───── Data extract

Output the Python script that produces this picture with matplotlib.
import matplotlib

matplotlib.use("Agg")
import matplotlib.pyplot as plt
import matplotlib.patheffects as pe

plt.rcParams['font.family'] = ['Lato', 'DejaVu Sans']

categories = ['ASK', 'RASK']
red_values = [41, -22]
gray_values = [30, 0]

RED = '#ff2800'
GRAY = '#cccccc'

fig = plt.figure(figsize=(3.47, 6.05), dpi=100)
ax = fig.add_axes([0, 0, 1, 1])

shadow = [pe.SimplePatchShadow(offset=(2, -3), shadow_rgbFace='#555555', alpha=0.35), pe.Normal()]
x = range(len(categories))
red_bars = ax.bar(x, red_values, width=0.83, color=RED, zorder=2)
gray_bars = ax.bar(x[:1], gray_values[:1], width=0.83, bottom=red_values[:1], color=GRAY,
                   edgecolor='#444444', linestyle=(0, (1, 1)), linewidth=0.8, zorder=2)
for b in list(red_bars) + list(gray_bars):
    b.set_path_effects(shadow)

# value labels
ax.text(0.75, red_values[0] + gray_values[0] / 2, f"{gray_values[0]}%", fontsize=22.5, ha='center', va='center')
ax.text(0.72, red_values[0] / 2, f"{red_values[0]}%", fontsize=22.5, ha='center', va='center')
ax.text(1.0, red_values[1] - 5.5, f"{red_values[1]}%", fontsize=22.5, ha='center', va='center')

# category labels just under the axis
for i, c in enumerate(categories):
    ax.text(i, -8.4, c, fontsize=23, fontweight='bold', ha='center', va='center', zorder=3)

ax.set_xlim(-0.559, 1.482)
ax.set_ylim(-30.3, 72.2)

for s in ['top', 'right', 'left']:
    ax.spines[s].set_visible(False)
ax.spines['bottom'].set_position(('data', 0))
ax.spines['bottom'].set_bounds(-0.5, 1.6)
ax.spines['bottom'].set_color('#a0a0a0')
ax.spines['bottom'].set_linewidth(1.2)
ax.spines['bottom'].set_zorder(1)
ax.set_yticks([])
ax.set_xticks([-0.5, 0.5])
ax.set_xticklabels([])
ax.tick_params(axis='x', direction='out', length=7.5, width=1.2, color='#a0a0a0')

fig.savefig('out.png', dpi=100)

──────────
───── Data extract

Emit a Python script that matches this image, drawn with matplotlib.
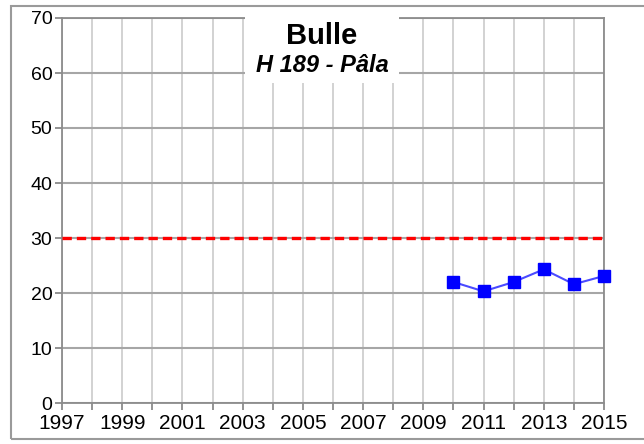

──────────

(Task statement): The lines to quote run from the one containing "Output the Python" to the one containing "GRAY = '#cccccc'". Quote them exactly, with both of those lines, and nothing else.

(The answer):
Output the Python script that produces this picture with matplotlib.
import matplotlib

matplotlib.use("Agg")
import matplotlib.pyplot as plt
import matplotlib.patheffects as pe

plt.rcParams['font.family'] = ['Lato', 'DejaVu Sans']

categories = ['ASK', 'RASK']
red_values = [41, -22]
gray_values = [30, 0]

RED = '#ff2800'
GRAY = '#cccccc'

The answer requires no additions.